• **REQUIRED WORK**
Reproduce the lines exactly, beginning with the line that has "Write a Python" and ending with the line that has "ax = fig.add_axes([0.0965, 0.0714, 0.8845, 0.8676])". Images are left out.

==========

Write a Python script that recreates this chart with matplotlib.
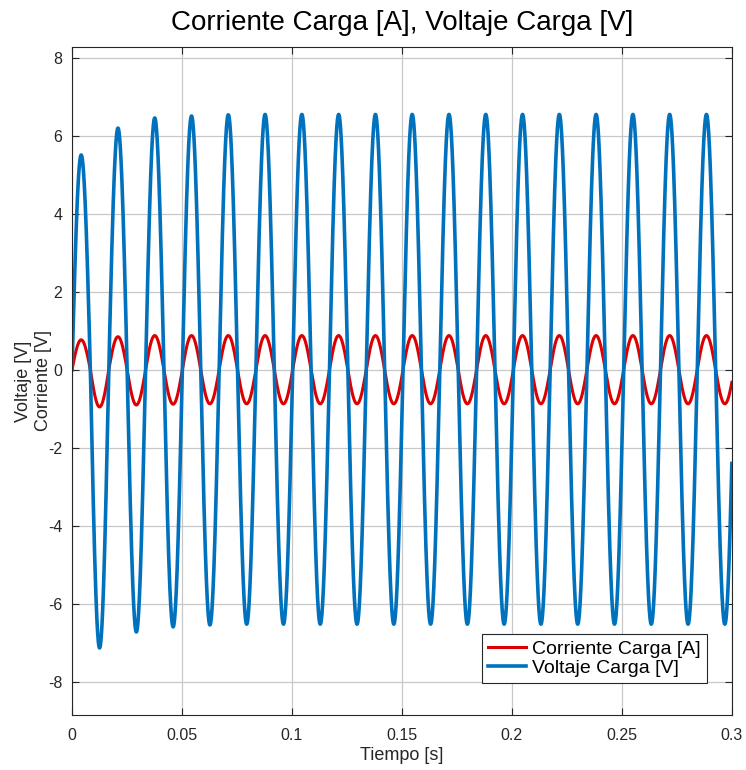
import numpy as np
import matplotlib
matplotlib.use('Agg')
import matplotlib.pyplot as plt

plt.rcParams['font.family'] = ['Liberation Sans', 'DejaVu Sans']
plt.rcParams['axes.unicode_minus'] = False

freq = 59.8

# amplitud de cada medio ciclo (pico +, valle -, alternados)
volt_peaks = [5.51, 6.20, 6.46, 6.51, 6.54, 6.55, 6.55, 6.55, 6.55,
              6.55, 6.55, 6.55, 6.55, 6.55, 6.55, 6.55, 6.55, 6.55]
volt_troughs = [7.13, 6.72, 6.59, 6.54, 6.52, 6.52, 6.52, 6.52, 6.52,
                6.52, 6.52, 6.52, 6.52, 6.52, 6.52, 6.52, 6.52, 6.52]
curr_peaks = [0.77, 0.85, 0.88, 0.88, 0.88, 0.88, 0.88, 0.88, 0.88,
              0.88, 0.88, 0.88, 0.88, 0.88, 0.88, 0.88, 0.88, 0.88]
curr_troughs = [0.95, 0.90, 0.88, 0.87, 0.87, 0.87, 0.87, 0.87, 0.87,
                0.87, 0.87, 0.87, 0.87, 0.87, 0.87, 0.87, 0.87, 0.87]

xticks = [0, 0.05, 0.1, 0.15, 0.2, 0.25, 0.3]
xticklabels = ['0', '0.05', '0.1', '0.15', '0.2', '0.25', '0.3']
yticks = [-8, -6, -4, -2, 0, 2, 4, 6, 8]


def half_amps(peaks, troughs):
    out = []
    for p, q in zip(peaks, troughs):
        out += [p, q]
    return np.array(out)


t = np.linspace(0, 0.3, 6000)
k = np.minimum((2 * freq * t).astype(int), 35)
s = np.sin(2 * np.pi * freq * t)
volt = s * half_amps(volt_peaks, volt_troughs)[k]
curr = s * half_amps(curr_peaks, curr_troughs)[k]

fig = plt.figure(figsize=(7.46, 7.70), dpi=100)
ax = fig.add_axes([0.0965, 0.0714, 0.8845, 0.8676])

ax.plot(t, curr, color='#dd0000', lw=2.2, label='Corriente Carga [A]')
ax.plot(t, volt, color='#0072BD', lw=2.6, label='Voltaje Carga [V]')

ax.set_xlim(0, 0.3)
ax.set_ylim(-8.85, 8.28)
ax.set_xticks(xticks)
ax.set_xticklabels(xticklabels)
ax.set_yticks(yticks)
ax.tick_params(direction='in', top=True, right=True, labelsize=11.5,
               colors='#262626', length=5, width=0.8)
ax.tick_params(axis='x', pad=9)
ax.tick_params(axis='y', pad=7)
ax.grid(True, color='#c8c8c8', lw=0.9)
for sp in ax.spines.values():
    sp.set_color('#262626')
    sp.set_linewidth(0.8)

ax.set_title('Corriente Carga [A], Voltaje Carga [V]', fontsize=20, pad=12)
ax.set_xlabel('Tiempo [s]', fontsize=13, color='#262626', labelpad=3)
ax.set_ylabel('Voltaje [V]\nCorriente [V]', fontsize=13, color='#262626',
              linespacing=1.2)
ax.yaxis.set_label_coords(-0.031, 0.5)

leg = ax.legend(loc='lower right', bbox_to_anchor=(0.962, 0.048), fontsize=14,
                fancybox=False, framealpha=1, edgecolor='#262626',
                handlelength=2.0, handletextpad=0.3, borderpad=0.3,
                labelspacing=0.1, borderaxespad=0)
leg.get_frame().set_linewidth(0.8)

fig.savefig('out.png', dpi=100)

==========

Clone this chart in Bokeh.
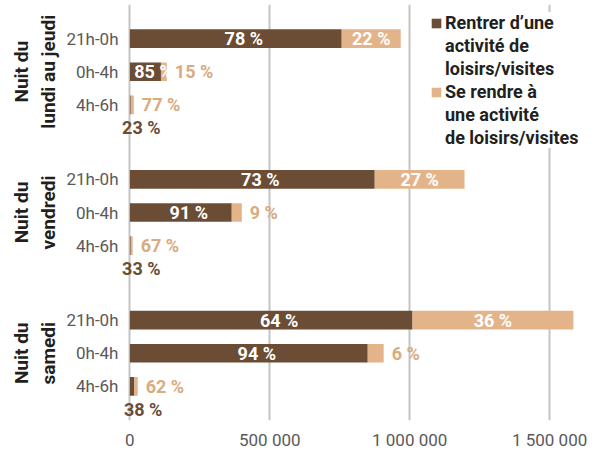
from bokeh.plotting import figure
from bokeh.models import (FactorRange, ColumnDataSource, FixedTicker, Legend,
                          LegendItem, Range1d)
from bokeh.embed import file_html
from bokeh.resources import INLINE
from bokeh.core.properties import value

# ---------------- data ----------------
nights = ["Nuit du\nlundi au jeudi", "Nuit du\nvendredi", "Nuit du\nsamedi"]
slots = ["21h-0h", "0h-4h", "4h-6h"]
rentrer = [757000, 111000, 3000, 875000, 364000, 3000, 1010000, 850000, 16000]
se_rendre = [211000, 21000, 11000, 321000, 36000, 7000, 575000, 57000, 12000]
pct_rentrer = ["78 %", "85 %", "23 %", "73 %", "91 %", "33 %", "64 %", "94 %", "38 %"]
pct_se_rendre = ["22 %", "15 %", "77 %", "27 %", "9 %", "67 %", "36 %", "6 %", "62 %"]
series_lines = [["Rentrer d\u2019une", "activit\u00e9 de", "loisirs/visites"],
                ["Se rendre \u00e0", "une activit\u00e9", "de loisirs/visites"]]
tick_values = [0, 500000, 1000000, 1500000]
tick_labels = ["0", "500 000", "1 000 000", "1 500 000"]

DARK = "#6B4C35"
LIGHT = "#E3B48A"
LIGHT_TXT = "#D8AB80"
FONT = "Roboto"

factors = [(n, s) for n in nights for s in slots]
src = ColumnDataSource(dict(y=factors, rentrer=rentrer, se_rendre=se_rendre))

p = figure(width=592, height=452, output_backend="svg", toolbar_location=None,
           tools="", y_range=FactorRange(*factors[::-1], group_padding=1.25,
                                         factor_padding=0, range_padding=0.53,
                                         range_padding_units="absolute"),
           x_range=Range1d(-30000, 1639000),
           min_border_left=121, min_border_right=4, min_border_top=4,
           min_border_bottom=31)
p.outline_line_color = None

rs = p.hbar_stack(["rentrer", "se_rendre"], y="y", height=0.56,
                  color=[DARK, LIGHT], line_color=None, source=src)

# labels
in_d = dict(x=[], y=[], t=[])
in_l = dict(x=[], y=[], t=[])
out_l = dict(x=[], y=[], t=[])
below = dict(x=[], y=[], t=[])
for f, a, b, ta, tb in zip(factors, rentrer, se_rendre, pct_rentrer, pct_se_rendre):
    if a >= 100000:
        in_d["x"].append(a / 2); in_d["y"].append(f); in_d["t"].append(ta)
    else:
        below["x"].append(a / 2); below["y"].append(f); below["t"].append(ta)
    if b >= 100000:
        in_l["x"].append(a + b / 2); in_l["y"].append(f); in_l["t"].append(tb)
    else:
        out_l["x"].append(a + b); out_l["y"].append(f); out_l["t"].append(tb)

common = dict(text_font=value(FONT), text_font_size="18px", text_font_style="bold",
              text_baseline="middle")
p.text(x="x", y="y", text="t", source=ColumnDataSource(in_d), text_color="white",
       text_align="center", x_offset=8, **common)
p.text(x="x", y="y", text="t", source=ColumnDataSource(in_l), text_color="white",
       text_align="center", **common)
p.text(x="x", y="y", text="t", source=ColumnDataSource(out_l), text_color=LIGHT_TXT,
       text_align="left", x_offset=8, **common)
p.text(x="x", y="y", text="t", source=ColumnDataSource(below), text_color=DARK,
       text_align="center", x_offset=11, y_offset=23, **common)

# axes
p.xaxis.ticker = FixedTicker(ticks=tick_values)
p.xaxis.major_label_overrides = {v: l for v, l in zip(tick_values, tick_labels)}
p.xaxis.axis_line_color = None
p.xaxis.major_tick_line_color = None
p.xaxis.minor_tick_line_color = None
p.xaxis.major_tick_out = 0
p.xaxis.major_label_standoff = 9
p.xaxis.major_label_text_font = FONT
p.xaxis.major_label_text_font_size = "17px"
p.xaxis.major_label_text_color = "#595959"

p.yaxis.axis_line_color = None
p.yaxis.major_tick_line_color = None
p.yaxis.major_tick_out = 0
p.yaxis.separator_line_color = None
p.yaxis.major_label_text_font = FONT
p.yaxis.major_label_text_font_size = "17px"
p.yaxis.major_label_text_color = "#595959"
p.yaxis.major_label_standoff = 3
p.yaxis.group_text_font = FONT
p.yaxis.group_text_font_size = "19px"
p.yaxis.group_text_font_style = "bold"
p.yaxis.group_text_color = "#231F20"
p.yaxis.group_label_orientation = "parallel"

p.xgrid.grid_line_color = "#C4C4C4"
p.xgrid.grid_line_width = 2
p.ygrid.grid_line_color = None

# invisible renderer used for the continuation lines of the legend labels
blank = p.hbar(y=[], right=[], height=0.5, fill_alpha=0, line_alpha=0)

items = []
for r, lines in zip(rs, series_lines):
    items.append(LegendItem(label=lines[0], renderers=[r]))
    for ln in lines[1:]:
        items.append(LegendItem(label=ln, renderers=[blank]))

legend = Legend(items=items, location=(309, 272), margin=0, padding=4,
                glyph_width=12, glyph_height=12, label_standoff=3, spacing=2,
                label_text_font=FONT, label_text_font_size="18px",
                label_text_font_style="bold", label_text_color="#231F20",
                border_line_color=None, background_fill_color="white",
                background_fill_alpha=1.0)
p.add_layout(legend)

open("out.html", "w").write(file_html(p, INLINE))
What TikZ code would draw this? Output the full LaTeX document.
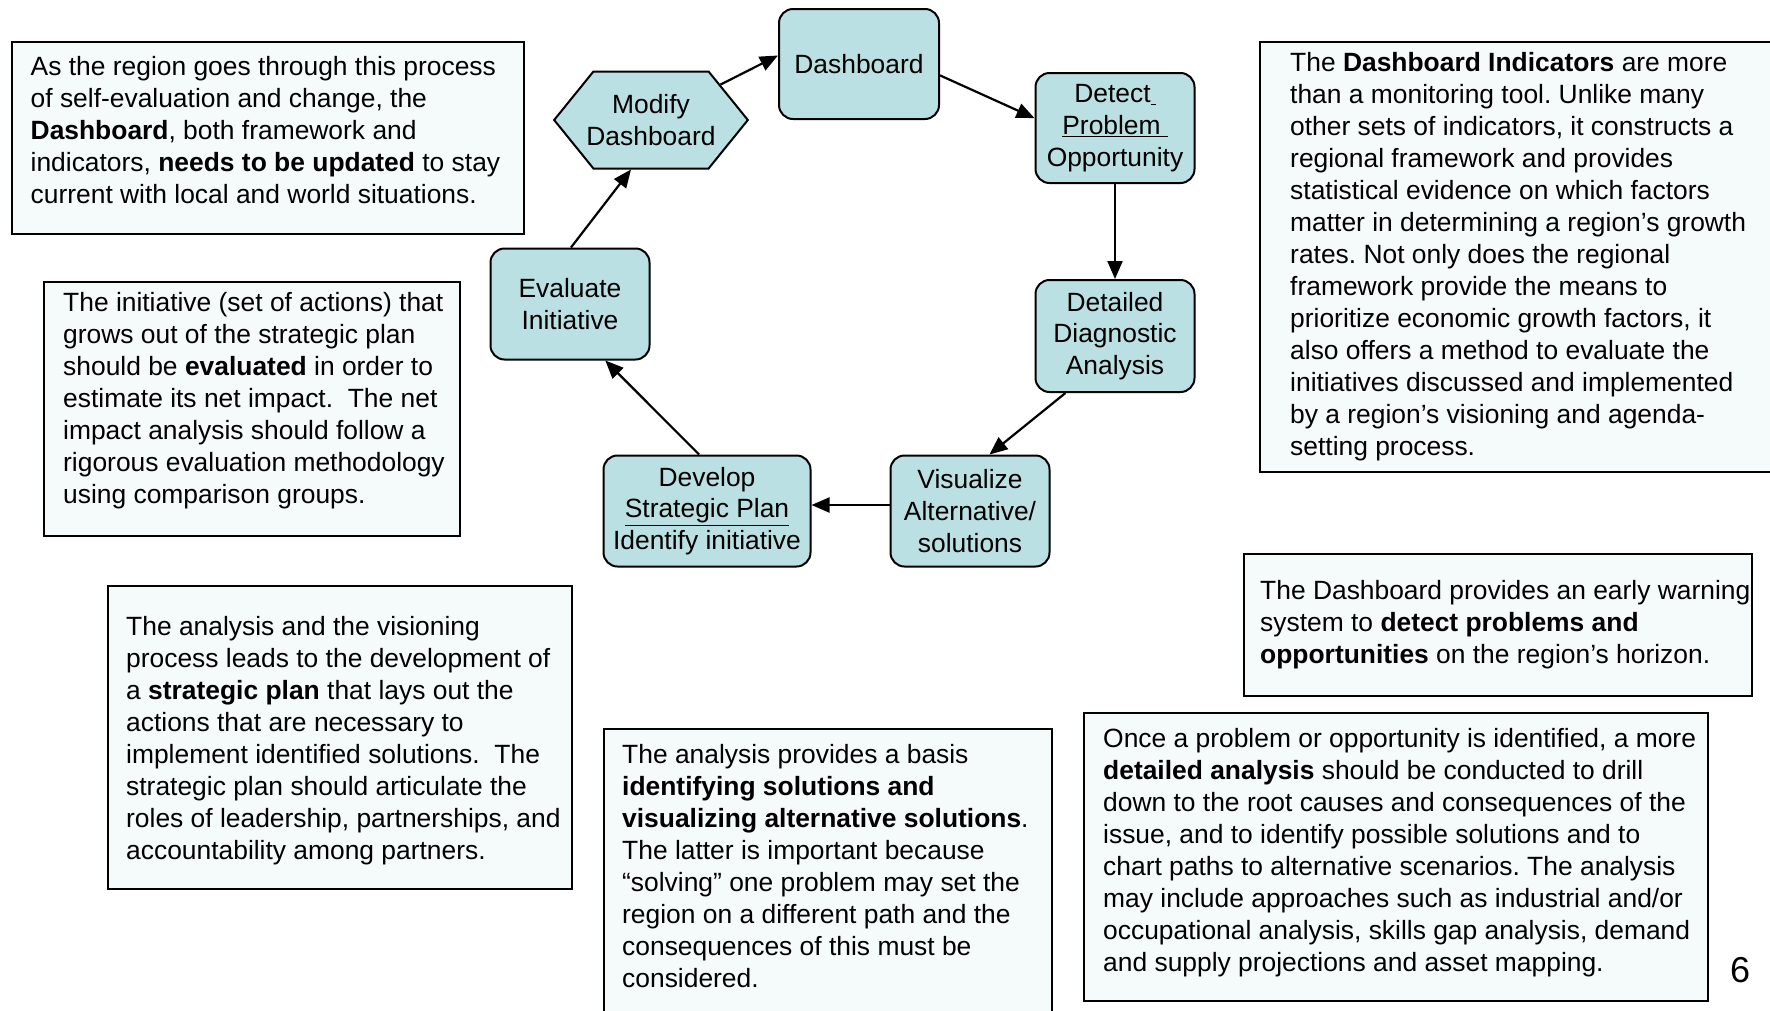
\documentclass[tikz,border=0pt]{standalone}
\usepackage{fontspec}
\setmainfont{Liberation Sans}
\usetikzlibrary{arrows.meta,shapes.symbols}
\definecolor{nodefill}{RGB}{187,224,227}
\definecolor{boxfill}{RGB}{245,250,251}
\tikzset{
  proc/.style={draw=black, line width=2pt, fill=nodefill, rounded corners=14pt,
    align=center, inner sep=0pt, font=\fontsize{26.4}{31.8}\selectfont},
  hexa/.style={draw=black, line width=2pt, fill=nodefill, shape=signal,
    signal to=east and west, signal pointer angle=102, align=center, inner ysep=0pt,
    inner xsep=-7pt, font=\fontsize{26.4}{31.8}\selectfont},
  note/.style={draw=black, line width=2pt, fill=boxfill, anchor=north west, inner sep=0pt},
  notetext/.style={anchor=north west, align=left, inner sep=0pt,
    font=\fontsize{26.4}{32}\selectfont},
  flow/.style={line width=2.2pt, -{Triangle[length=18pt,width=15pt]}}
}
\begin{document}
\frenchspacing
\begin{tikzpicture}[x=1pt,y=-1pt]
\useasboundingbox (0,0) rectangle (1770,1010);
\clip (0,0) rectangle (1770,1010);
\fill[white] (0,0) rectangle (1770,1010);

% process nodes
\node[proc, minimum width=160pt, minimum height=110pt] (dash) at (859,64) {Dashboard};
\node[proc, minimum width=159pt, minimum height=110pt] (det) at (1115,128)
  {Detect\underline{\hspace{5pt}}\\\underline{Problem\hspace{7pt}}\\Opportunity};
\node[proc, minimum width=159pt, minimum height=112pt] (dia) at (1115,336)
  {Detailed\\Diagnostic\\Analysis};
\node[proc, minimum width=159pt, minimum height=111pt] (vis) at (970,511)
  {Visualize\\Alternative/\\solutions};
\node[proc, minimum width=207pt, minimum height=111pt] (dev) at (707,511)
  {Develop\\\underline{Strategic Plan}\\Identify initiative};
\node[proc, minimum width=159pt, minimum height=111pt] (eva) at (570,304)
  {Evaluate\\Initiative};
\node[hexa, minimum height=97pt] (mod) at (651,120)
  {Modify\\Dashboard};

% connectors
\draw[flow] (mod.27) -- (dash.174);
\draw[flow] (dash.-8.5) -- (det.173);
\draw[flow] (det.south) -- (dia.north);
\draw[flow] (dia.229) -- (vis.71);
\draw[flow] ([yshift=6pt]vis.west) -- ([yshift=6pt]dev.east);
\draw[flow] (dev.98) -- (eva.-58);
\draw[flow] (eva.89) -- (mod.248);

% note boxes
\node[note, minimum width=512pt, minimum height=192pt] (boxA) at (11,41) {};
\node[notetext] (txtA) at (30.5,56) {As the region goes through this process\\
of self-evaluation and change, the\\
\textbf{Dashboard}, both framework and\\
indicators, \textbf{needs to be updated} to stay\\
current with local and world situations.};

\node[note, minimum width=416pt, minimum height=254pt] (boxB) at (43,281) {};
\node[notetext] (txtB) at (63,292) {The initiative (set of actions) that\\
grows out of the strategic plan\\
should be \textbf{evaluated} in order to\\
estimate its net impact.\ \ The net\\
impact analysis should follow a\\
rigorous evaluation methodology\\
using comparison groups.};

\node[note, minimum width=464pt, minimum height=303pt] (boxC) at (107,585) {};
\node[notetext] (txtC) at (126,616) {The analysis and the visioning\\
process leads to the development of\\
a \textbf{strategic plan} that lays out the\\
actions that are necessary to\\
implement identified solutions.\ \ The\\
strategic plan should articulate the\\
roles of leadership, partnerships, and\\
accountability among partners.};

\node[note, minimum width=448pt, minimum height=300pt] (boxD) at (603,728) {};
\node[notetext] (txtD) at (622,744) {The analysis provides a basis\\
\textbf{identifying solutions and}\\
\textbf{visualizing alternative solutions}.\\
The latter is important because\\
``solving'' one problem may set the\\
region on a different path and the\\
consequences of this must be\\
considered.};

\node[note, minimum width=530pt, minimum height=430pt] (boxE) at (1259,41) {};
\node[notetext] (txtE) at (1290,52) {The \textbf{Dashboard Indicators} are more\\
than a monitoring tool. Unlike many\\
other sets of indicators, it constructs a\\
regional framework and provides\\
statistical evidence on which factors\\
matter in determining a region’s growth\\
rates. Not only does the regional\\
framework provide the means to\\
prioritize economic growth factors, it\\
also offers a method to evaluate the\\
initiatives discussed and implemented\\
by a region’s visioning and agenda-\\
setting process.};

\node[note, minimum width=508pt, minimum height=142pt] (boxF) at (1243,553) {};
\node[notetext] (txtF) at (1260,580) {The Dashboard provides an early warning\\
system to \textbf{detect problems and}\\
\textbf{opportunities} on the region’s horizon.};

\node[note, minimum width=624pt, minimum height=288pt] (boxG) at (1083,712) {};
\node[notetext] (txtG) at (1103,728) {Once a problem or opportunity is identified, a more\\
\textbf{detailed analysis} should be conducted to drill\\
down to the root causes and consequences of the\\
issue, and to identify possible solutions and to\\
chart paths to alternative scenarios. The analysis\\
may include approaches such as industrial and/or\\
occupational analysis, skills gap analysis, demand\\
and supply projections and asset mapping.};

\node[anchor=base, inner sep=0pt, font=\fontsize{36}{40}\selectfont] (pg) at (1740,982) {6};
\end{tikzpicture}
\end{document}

==========

• **RIGHT ANSWER**
Write a Python script that recreates this chart with matplotlib.
import numpy as np
import matplotlib
matplotlib.use('Agg')
import matplotlib.pyplot as plt

plt.rcParams['font.family'] = ['Liberation Sans', 'DejaVu Sans']
plt.rcParams['axes.unicode_minus'] = False

freq = 59.8

# amplitud de cada medio ciclo (pico +, valle -, alternados)
volt_peaks = [5.51, 6.20, 6.46, 6.51, 6.54, 6.55, 6.55, 6.55, 6.55,
              6.55, 6.55, 6.55, 6.55, 6.55, 6.55, 6.55, 6.55, 6.55]
volt_troughs = [7.13, 6.72, 6.59, 6.54, 6.52, 6.52, 6.52, 6.52, 6.52,
                6.52, 6.52, 6.52, 6.52, 6.52, 6.52, 6.52, 6.52, 6.52]
curr_peaks = [0.77, 0.85, 0.88, 0.88, 0.88, 0.88, 0.88, 0.88, 0.88,
              0.88, 0.88, 0.88, 0.88, 0.88, 0.88, 0.88, 0.88, 0.88]
curr_troughs = [0.95, 0.90, 0.88, 0.87, 0.87, 0.87, 0.87, 0.87, 0.87,
                0.87, 0.87, 0.87, 0.87, 0.87, 0.87, 0.87, 0.87, 0.87]

xticks = [0, 0.05, 0.1, 0.15, 0.2, 0.25, 0.3]
xticklabels = ['0', '0.05', '0.1', '0.15', '0.2', '0.25', '0.3']
yticks = [-8, -6, -4, -2, 0, 2, 4, 6, 8]


def half_amps(peaks, troughs):
    out = []
    for p, q in zip(peaks, troughs):
        out += [p, q]
    return np.array(out)


t = np.linspace(0, 0.3, 6000)
k = np.minimum((2 * freq * t).astype(int), 35)
s = np.sin(2 * np.pi * freq * t)
volt = s * half_amps(volt_peaks, volt_troughs)[k]
curr = s * half_amps(curr_peaks, curr_troughs)[k]

fig = plt.figure(figsize=(7.46, 7.70), dpi=100)
ax = fig.add_axes([0.0965, 0.0714, 0.8845, 0.8676])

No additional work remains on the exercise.